The benefits of this approach for an organization are not confined to capacity planning…
- Incident management, reducing the number of incidents.
- Problem management improves as detailed performance information becomes readily available.
- Change Management can easily and readily assess the impact on existing workloads confirming whether or not adequate headroom is available.
- Release Management benefits by knowing which areas are capable of accepting a planned distribution
- When augmented with cost information Financial Management gains useful insight into the true cost of provision and can replace rudimentary attribution models with greater accuracy for charge back mechanisms.
- Disaster recovery plans can be easily rechecked based on current consumption levels
- Development activity can be better measured and accommodated reducing the risk of a failed and costly implementation.
All of which leads to greater levels of availability, thereby increasing Service Management Teams’ ability to not only meet, but exceed agreed Service Levels.
By maturing these processes and moving service from a reactive activity to a proactive one, business areas start to recognize the value IT can add to the organizations strategic decision making process and actively seek their input.
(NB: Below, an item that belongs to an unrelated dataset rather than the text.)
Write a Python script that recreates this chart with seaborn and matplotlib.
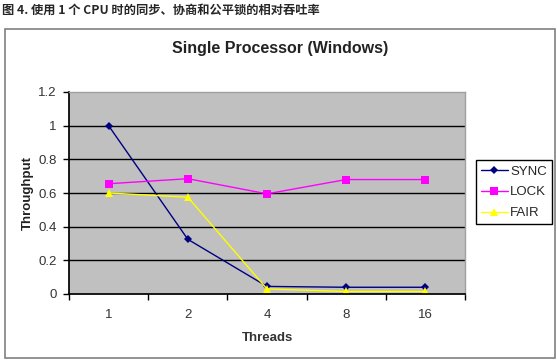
import matplotlib
matplotlib.use("Agg")
import matplotlib.pyplot as plt
import pandas as pd
import seaborn as sns
from matplotlib.patches import Rectangle
from matplotlib.ticker import FixedLocator

# data
threads = ["1", "2", "4", "8", "16"]
sync = [1.0, 0.325, 0.045, 0.04, 0.04]
lock = [0.655, 0.685, 0.595, 0.68, 0.68]
fair = [0.6, 0.575, 0.03, 0.015, 0.015]
series = ["SYNC", "LOCK", "FAIR"]
y_ticks = [0, 0.2, 0.4, 0.6, 0.8, 1, 1.2]

caption = "图 4. 使用 1 个 CPU 时的同步、协商和公平锁的相对吞吐率"
title = "Single Processor (Windows)"

df = pd.DataFrame({
    "Threads": threads * 3,
    "Throughput": sync + lock + fair,
    "series": [s for s in series for _ in threads],
})

sns.set_theme(style="ticks")
plt.rcParams["font.family"] = ["Liberation Sans", "DejaVu Sans"]

fig = plt.figure(figsize=(5.57, 3.63), dpi=100)
fig.patch.set_facecolor("white")

# outer chart frame
fig.patches.append(Rectangle((5 / 557, 5 / 363), 550 / 557, 329 / 363,
                             transform=fig.transFigure, fill=False,
                             edgecolor="#808080", linewidth=1.2))

fig.text(2 / 557, 1 - 10 / 363, caption, fontsize=8.8, fontweight="bold",
         va="center", ha="left",
         family=["Noto Sans CJK SC", "DejaVu Sans"])

ax = fig.add_axes([69 / 557, 69 / 363, 396 / 557, 202 / 363])
ax.set_facecolor("#C0C0C0")

palette = {"SYNC": "#000080", "LOCK": "#FF00FF", "FAIR": "#FFFF00"}
markers = {"SYNC": "D", "LOCK": "s", "FAIR": "^"}
sns.lineplot(data=df, x="Threads", y="Throughput", hue="series",
             style="series", palette=palette, markers=markers, dashes=False,
             markersize=6, markeredgewidth=0, linewidth=1, ax=ax,
             legend=True)

for y in y_ticks[1:-1]:
    ax.axhline(y, color="black", linewidth=1, zorder=0.5)

ax.set_xlim(-0.5, 4.5)
ax.set_ylim(0, 1.2)
ax.set_yticks(y_ticks)
ax.set_yticklabels(["0", "0.2", "0.4", "0.6", "0.8", "1", "1.2"])
ax.xaxis.set_minor_locator(FixedLocator([-0.5, 0.5, 1.5, 2.5, 3.5, 4.5]))
ax.tick_params(axis="x", which="major", length=0, pad=11, labelsize=9.5,
               labelcolor="#333333")
ax.tick_params(axis="x", which="minor", length=4, width=1, color="black",
               direction="out")
ax.tick_params(axis="y", length=4, width=1, color="black", direction="out",
               labelsize=9.5, labelcolor="#333333", pad=5)

for side in ["top", "right"]:
    ax.spines[side].set_visible(True)
    ax.spines[side].set_color("#A0A0A0")
    ax.spines[side].set_linewidth(1)
ax.spines["left"].set_color("black")
ax.spines["bottom"].set_color("black")

ax.set_xlabel("Threads", fontsize=9.5, fontweight="bold", color="#333333",
              labelpad=8)
ax.set_ylabel("Throughput", fontsize=9.5, fontweight="bold", color="#222222",
              labelpad=3)

fig.text(280 / 557, 1 - 49 / 363, title, fontsize=11.5, fontweight="bold",
         ha="center", va="center", color="#222222")

handles, labels = ax.get_legend_handles_labels()
ax.legend(handles, labels, loc="upper left",
          bbox_to_anchor=(476 / 557, 1 - 160 / 363),
          bbox_transform=fig.transFigure, frameon=True, fancybox=False,
          edgecolor="black", facecolor="white", framealpha=1, fontsize=9.5,
          handlelength=2.0, handletextpad=0.2, labelspacing=0.65,
          borderpad=0.4, borderaxespad=0)
ax.get_legend().get_frame().set_linewidth(1)

# the diamonds are drawn a bit smaller in the original, legend too
for line in ax.lines + ax.get_legend().get_lines():
    if line.get_marker() == "D":
        line.set_markersize(4.5)

fig.savefig("out.png", dpi=100)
IT departments are then viewed as less of a cost base and burden that needs to be reduced and more of an asset to an organization. One they are willing to invest in.
The route to proactive service management requires 3 steps:
- Establish a Baseline. The first step in planning future capacity is gaining a clear understanding of what your infrastructure looks like today, a holistic single view of your current estate’s utilization and headroom for growth.
- Deploy predictive analytics to identify trends and provide a forward view of anticipated service threats. This allows issues to be avoided in a suitable timeframe with less impact on people resource.
- Using your Baseline as a starting point model ‘what if’ scenarios to see the impact of your actions. With the speed of delivery and change present this needs to support rapid decision making and be intuitive, as simple as dragging and dropping workloads and resources around your estate.